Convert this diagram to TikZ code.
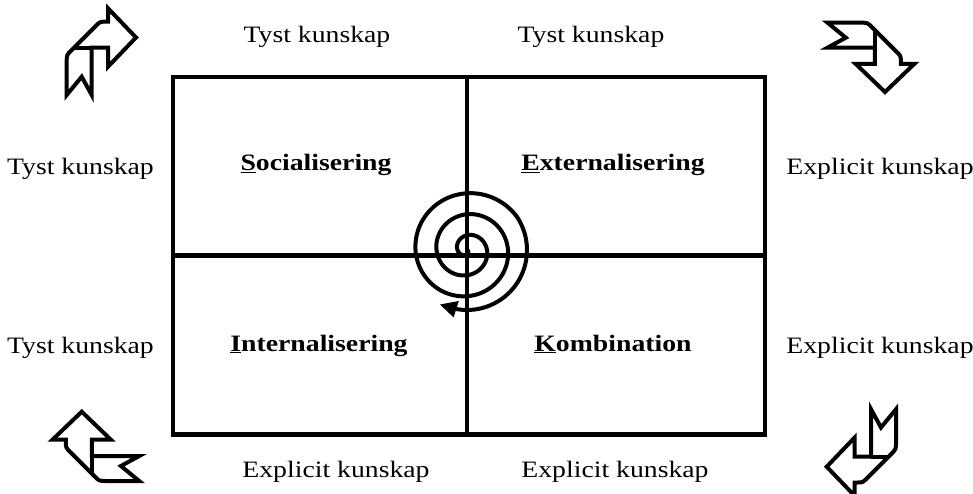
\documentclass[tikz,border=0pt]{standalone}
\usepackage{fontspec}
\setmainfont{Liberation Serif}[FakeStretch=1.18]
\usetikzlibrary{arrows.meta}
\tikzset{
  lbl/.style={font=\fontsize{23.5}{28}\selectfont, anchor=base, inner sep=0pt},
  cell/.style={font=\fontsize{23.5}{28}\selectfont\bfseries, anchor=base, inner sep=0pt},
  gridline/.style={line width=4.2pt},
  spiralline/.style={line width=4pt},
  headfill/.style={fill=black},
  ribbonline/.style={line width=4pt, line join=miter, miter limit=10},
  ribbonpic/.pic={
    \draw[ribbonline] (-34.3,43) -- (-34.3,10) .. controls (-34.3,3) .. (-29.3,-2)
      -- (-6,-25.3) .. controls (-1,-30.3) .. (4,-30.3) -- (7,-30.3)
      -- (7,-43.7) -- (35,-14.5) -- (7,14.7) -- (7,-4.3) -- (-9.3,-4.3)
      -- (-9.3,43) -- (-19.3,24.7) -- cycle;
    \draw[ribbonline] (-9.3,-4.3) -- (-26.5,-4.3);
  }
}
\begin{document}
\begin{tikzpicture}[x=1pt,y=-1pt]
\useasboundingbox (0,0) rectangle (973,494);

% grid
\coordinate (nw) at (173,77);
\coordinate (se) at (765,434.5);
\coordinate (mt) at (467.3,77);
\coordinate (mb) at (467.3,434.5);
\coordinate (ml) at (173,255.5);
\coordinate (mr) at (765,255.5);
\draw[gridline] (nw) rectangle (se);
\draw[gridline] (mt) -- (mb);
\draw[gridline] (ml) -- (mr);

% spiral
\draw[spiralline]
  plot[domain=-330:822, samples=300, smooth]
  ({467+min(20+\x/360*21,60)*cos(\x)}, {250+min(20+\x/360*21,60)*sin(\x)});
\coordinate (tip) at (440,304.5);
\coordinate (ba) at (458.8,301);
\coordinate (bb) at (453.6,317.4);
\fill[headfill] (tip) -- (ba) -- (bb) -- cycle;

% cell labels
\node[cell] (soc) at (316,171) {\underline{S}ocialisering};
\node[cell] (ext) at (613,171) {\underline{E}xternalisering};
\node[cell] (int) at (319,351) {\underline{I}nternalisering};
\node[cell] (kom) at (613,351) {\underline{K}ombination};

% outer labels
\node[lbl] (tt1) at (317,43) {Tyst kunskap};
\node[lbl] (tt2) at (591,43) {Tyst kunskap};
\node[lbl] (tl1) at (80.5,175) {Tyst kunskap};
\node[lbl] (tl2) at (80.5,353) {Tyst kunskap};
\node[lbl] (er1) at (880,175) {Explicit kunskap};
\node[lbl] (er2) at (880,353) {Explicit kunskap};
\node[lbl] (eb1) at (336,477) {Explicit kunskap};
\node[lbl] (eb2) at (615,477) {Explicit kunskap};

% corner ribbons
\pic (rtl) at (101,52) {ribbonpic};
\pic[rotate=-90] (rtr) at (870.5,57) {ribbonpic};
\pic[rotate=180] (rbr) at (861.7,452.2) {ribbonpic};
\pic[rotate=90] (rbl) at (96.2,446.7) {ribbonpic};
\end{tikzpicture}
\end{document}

□ □ □ □ □ □ □

Job –
Output all of the data exactly as it stands, minus any images.

Correct answer –
Convert this diagram to TikZ code.
\documentclass[tikz,border=0pt]{standalone}
\usepackage{fontspec}
\setmainfont{Liberation Serif}[FakeStretch=1.18]
\usetikzlibrary{arrows.meta}
\tikzset{
  lbl/.style={font=\fontsize{23.5}{28}\selectfont, anchor=base, inner sep=0pt},
  cell/.style={font=\fontsize{23.5}{28}\selectfont\bfseries, anchor=base, inner sep=0pt},
  gridline/.style={line width=4.2pt},
  spiralline/.style={line width=4pt},
  headfill/.style={fill=black},
  ribbonline/.style={line width=4pt, line join=miter, miter limit=10},
  ribbonpic/.pic={
    \draw[ribbonline] (-34.3,43) -- (-34.3,10) .. controls (-34.3,3) .. (-29.3,-2)
      -- (-6,-25.3) .. controls (-1,-30.3) .. (4,-30.3) -- (7,-30.3)
      -- (7,-43.7) -- (35,-14.5) -- (7,14.7) -- (7,-4.3) -- (-9.3,-4.3)
      -- (-9.3,43) -- (-19.3,24.7) -- cycle;
    \draw[ribbonline] (-9.3,-4.3) -- (-26.5,-4.3);
  }
}
\begin{document}
\begin{tikzpicture}[x=1pt,y=-1pt]
\useasboundingbox (0,0) rectangle (973,494);

% grid
\coordinate (nw) at (173,77);
\coordinate (se) at (765,434.5);
\coordinate (mt) at (467.3,77);
\coordinate (mb) at (467.3,434.5);
\coordinate (ml) at (173,255.5);
\coordinate (mr) at (765,255.5);
\draw[gridline] (nw) rectangle (se);
\draw[gridline] (mt) -- (mb);
\draw[gridline] (ml) -- (mr);

% spiral
\draw[spiralline]
  plot[domain=-330:822, samples=300, smooth]
  ({467+min(20+\x/360*21,60)*cos(\x)}, {250+min(20+\x/360*21,60)*sin(\x)});
\coordinate (tip) at (440,304.5);
\coordinate (ba) at (458.8,301);
\coordinate (bb) at (453.6,317.4);
\fill[headfill] (tip) -- (ba) -- (bb) -- cycle;

% cell labels
\node[cell] (soc) at (316,171) {\underline{S}ocialisering};
\node[cell] (ext) at (613,171) {\underline{E}xternalisering};
\node[cell] (int) at (319,351) {\underline{I}nternalisering};
\node[cell] (kom) at (613,351) {\underline{K}ombination};

% outer labels
\node[lbl] (tt1) at (317,43) {Tyst kunskap};
\node[lbl] (tt2) at (591,43) {Tyst kunskap};
\node[lbl] (tl1) at (80.5,175) {Tyst kunskap};
\node[lbl] (tl2) at (80.5,353) {Tyst kunskap};
\node[lbl] (er1) at (880,175) {Explicit kunskap};
\node[lbl] (er2) at (880,353) {Explicit kunskap};
\node[lbl] (eb1) at (336,477) {Explicit kunskap};
\node[lbl] (eb2) at (615,477) {Explicit kunskap};

% corner ribbons
\pic (rtl) at (101,52) {ribbonpic};
\pic[rotate=-90] (rtr) at (870.5,57) {ribbonpic};
\pic[rotate=180] (rbr) at (861.7,452.2) {ribbonpic};
\pic[rotate=90] (rbl) at (96.2,446.7) {ribbonpic};
\end{tikzpicture}
\end{document}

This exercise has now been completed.